Justice Antonin Scalia, as we all know, was very much against the Supreme Court's June decision on marriage equality. His scathing dissent was a veritable cornucopia of sarcasm, bewilderment and ire. But even he would agree that Religious Right poster girl Kim Davis should either do the job she is paid by the taxpayers to do or find another position that better fits her version of morality.
From The Washington Post:
"Now Scalia has not, to my knowledge, said anything directly about Davis’s actions, but he has addressed the question of what public officials should do when their official obligations conflict with their religious conscience. Writing in 'First Things' in 2002, Scalia explained that if he were to conclude that the death penalty is fundamentally immoral, he should no longer serve on the bench.

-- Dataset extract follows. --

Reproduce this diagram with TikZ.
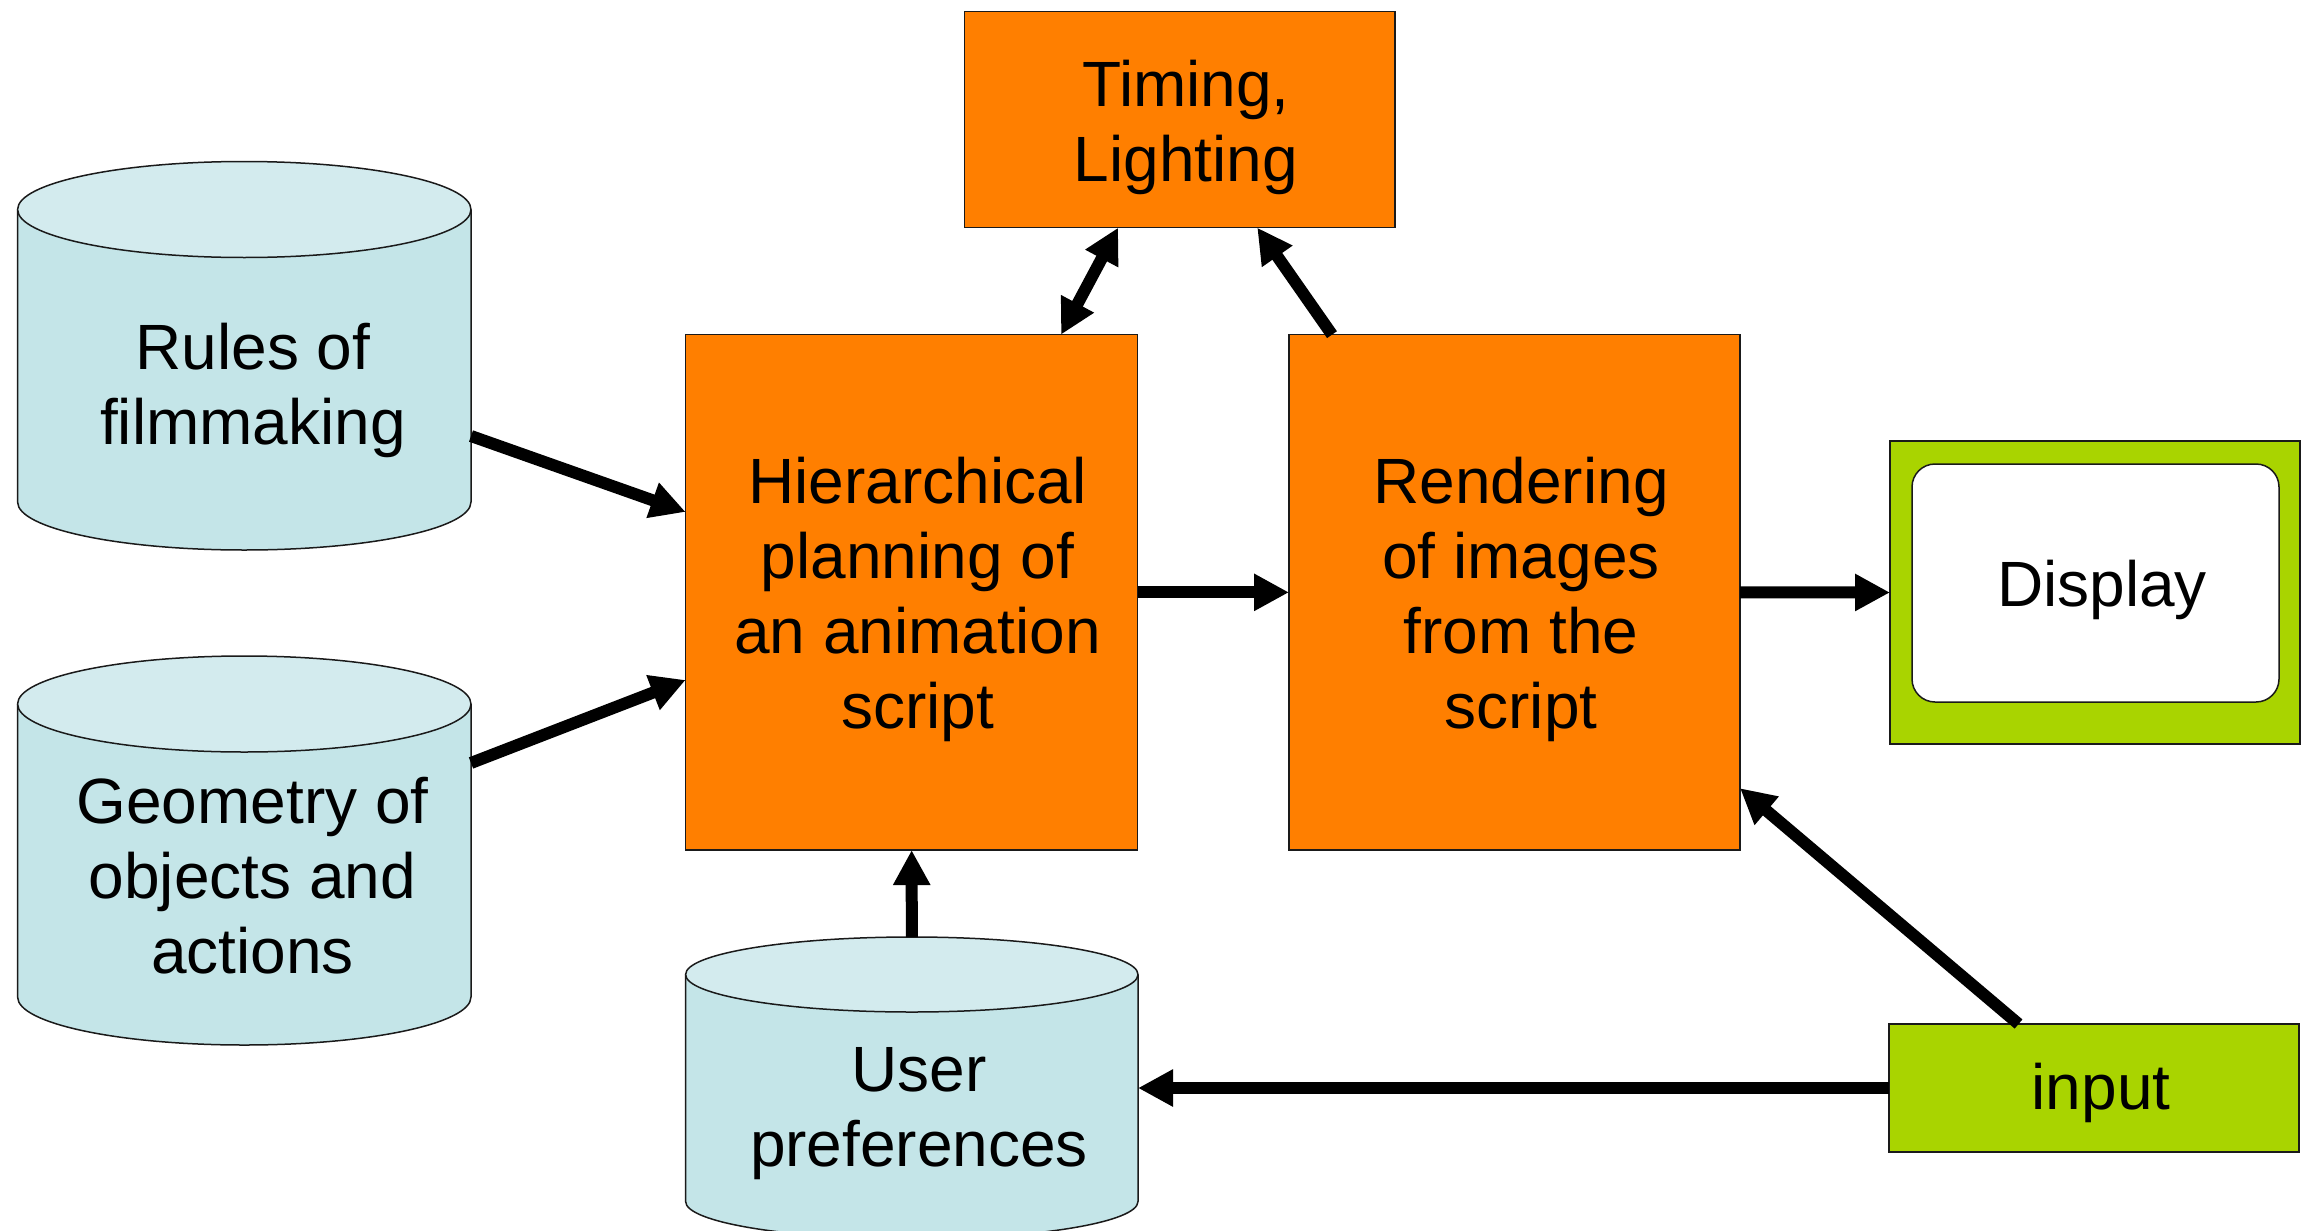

[W]hile my views on the morality of the death penalty have nothing to do with how I vote as a judge, they have a lot to do with whether I can or should be a judge at all. To put the point in the blunt terms employed by Justice Harold Blackmun towards the end of his career on the bench, when he announced that he would henceforth vote (as Justices William Brennan and Thurgood Marshall had previously done) to overturn all death sentences, when I sit on a Court that reviews and affirms capital convictions, I am part of “the machinery of death.” My vote, when joined with at least four others, is, in most cases, the last step that permits an execution to proceed. I could not take part in that process if I believed what was being done to be immoral. . . .
[I]n my view the choice for the judge who believes the death penalty to be immoral is resignation, rather than simply ignoring duly enacted, constitutional laws and sabotaging death penalty cases. He has, after all, taken an oath to apply the laws and has been given no power to supplant them with rules of his own. Of course if he feels strongly enough he can go beyond mere resignation and lead a political campaign to abolish the death penalty”and if that fails, lead a revolution. But rewrite the laws he cannot do.
Davis is in a similar position. Her official position obligates her to take part in the state’s licensing and recognition of marriages. Insofar as the state’s definition of an acceptable marriage differs from her own, Davis is obligated to follow the state’s rule so long as she maintains her current office."
Kim Davis, yesterday you proclaimed that you would only answer to "God's authority". As a private citizen, that's fine. When you're beholden to the public for your position, however, your duty is to serve the state. That's why it's called being a public servant. If you're only interested in being God's servant, get a job at a church and let the taxpayers of Rowan County be served by someone else.